December 2009

"Tis The Season"

We all seem to have an amazing proclivity for arranging our lives in cycles. Birthdays, anniversaries and holidays are just some of the events that come around every year. The bigger the occasion, the greater the likelihood we will commemorate it 25, 50 or 100 years from now. It's meaningful to remember significant events. They cause us to think about who we are. Important events include the birthdays of prominent people, we like Presidents Washington and Lincoln, wars, we have Bunker Hill, Memorial and Veterans Day, New Years for starting over and disasters like 9/11.

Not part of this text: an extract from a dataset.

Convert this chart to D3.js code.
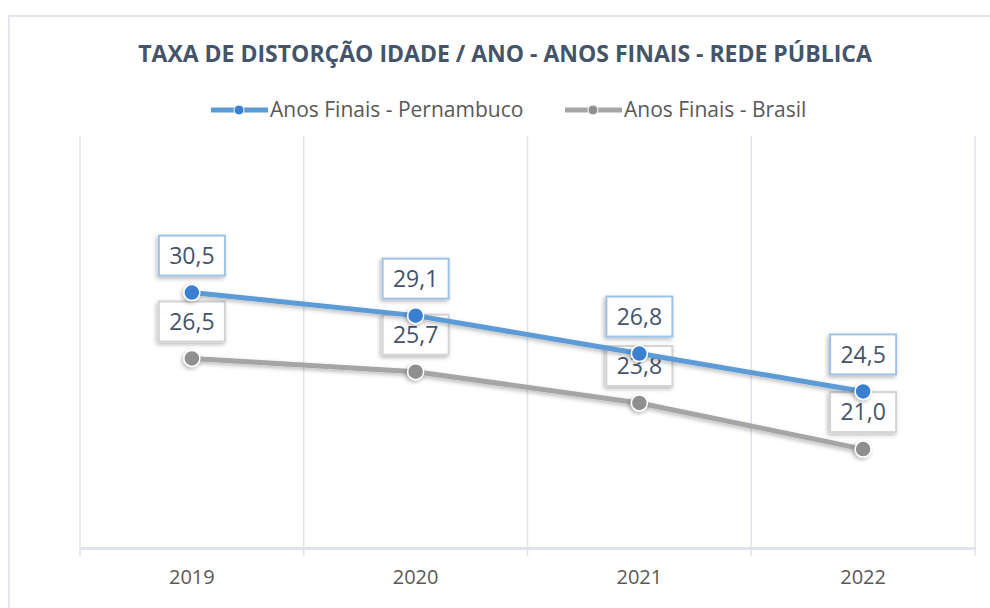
<!DOCTYPE html>
<html lang="pt">
<head>
<meta charset="utf-8">
<title>Taxa de distorção idade / ano</title>
<script src="https://d3js.org/d3.v7.min.js"></script>
<style>
  body { margin: 0; background: #fff; }
  text { font-family: "Open Sans", sans-serif; }
</style>
</head>
<body>
<script>
// dados do gráfico
const years = ["2019", "2020", "2021", "2022"];
const pernambuco = [30.5, 29.1, 26.8, 24.5];
const brasil = [26.5, 25.7, 23.8, 21.0];
const seriesNames = ["Anos Finais - Pernambuco", "Anos Finais - Brasil"];

const width = 990, height = 608;
const svg = d3.select("body").append("svg")
  .attr("width", width).attr("height", height);

// sombras estilo excel
const defs = svg.append("defs");
const sh = defs.append("filter").attr("id", "shadow")
  .attr("x", "-30%").attr("y", "-30%").attr("width", "160%").attr("height", "160%");
sh.append("feDropShadow").attr("dx", -1.5).attr("dy", 2).attr("stdDeviation", 2)
  .attr("flood-color", "#000").attr("flood-opacity", 0.28);

// moldura
svg.append("path")
  .attr("d", "M9,608 V16 H990")
  .attr("fill", "none").attr("stroke", "#e2e6eb").attr("stroke-width", 2);

svg.append("text")
  .attr("x", 505).attr("y", 62)
  .attr("text-anchor", "middle")
  .attr("font-size", 23).attr("font-weight", "bold")
  .attr("fill", "#44546a")
  .text("TAXA DE DISTORÇÃO IDADE / ANO - ANOS FINAIS - REDE PÚBLICA");

const x = d3.scaleBand().domain(years).range([80, 975]);
const y = d3.scaleLinear().domain([15, 40]).range([548, 136]);

// grades verticais
const bounds = years.map(d => x(d)).concat([x.range()[1]]);
svg.append("g").selectAll("line").data(bounds).join("line")
  .attr("x1", d => d).attr("x2", d => d)
  .attr("y1", y(40)).attr("y2", 556)
  .attr("stroke", "#dfe4eb").attr("stroke-width", 1.5);

// eixo x
const xAxis = svg.append("g").attr("transform", "translate(0,548)")
  .call(d3.axisBottom(x).tickSize(0).tickPadding(22));
xAxis.select(".domain").attr("stroke", "#dfe4eb").attr("stroke-width", 3);
xAxis.selectAll("text").attr("font-size", 20).attr("fill", "#595959")
  .attr("font-family", "'Open Sans', sans-serif");

const series = [
  { name: seriesNames[1], values: brasil, line: "#a5a5a5", dot: "#8f8f8f", box: "#d4d4d4" },
  { name: seriesNames[0], values: pernambuco, line: "#5b9bd5", dot: "#3a80d0", box: "#9dc3e6" }
];

const cx = d => x(d) + x.bandwidth() / 2;
const line = d3.line().x((d, i) => cx(years[i])).y(d => y(d));
const fmt = v => d3.format(".1f")(v).replace(".", ",");

// cada série: linha, marcadores, rótulos
series.forEach(s => {
  svg.append("path").datum(s.values)
    .attr("d", line)
    .attr("fill", "none").attr("stroke", s.line).attr("stroke-width", 5)
    .attr("stroke-linejoin", "round")
    .attr("filter", "url(#shadow)");

  svg.append("g").selectAll("circle").data(s.values).join("circle")
    .attr("cx", (d, i) => cx(years[i])).attr("cy", d => y(d))
    .attr("r", 8)
    .attr("fill", s.dot).attr("stroke", "#fff").attr("stroke-width", 1.5)
    .attr("filter", "url(#shadow)");

  const lab = svg.append("g").selectAll("g").data(s.values).join("g")
    .attr("transform", (d, i) => `translate(${cx(years[i])},${y(d) - 37})`);
  lab.append("rect")
    .attr("x", -33).attr("y", -20).attr("width", 66).attr("height", 40)
    .attr("fill", "#fff").attr("stroke", s.box).attr("stroke-width", 2)
    .attr("filter", "url(#shadow)");
  lab.append("text")
    .attr("text-anchor", "middle").attr("dy", "0.36em")
    .attr("font-size", 23).attr("fill", "#44546a")
    .text(d => fmt(d));
});

// legenda
const legend = [
  { s: series[1], x: 211 },
  { s: series[0], x: 565 }
];
legend.forEach(l => {
  const g = svg.append("g").attr("transform", `translate(${l.x},110)`);
  g.append("line").attr("x1", 0).attr("x2", 57)
    .attr("stroke", l.s.line).attr("stroke-width", 5);
  g.append("circle").attr("cx", 28).attr("r", 5)
    .attr("fill", l.s.dot).attr("stroke", "#fff").attr("stroke-width", 1);
  g.append("text").attr("x", 59).attr("dy", "0.35em")
    .attr("font-size", 21).attr("fill", "#595959")
    .text(l.s.name);
});
</script>
</body>
</html>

And now we're in a whole season called Christmas. What are we remembering?  You'd think it's an easy question but it's not.  We celebrate Christmas as a church, as a society, as families and as individuals.  Unlike New Year's, which simply marks the start of a new calendar year, Christmas summons a wide range of feelings and memories.

For the church, Christmas celebrates the birth of Jesus, the Incarnation, and the story of a God who cared enough to send an only Son into the world to be one with us. For society, Christmas is often a time to focus on world peace and to reflect on the challenges that face us at home and abroad. As families and as individuals, the Christmas season often stirs our deepest memories of relationships and personal experiences that may be both comforting and disconcerting.

We embrace the hope of the Christ Child, who joins our world, and we hope to fulfill our deepest desires. Whatever our desires are, we join them to the newborn baby who rekindles in us the deeper meaning of who we are as human beings, as family, as brothers and sisters to each other in Christ and as pilgrims on a journey of faith, hope and love.

Christmas, unfortunately, isn't a joy-filled time for everyone. Holidays can be difficult and lonely for some people. For lack of family and friends or because loved ones are far away or have passed on, Christmas is for some a season to be endured. Yet, paradoxically, the loneliness we may feel and the recognition of our own brokenness as individuals, families, society and as church can emerge as the true meaning of Christmas.

We are not meant to be alone, nor are we meant to live lives of desolation. Christmas reminds us that we are one human family and participants in the mystery of creation. The images of Christmas that have come down to us through the ages in art, music, stories and poems remind us of the great hope that was born one dark night in the humblest of settings.

Christmas is about remembering what we truly believe and where to find hope. We commemorate an event steeped in religious, social and commercial symbolism. Take away the trappings; Christmas celebrates the love between God and creation, the Mother and Child depicted in the Icon, ourselves and each other.  As a faith-filled community, we are meant to experience and share this same love.

Memories are not intended to keep us in the past. Memories offer us the strength to accept the challenge of the Word-made-flesh. This Christmas season, let us rekindle relationships with and responsibility for each other.  Let us commit ourselves to an honest and peaceful way of seeing ourselves, our families and our neighbors.   May we continue to see the light of Christ as we journey in a world made forever new.

Blessings to you, and a most holy Christmas season.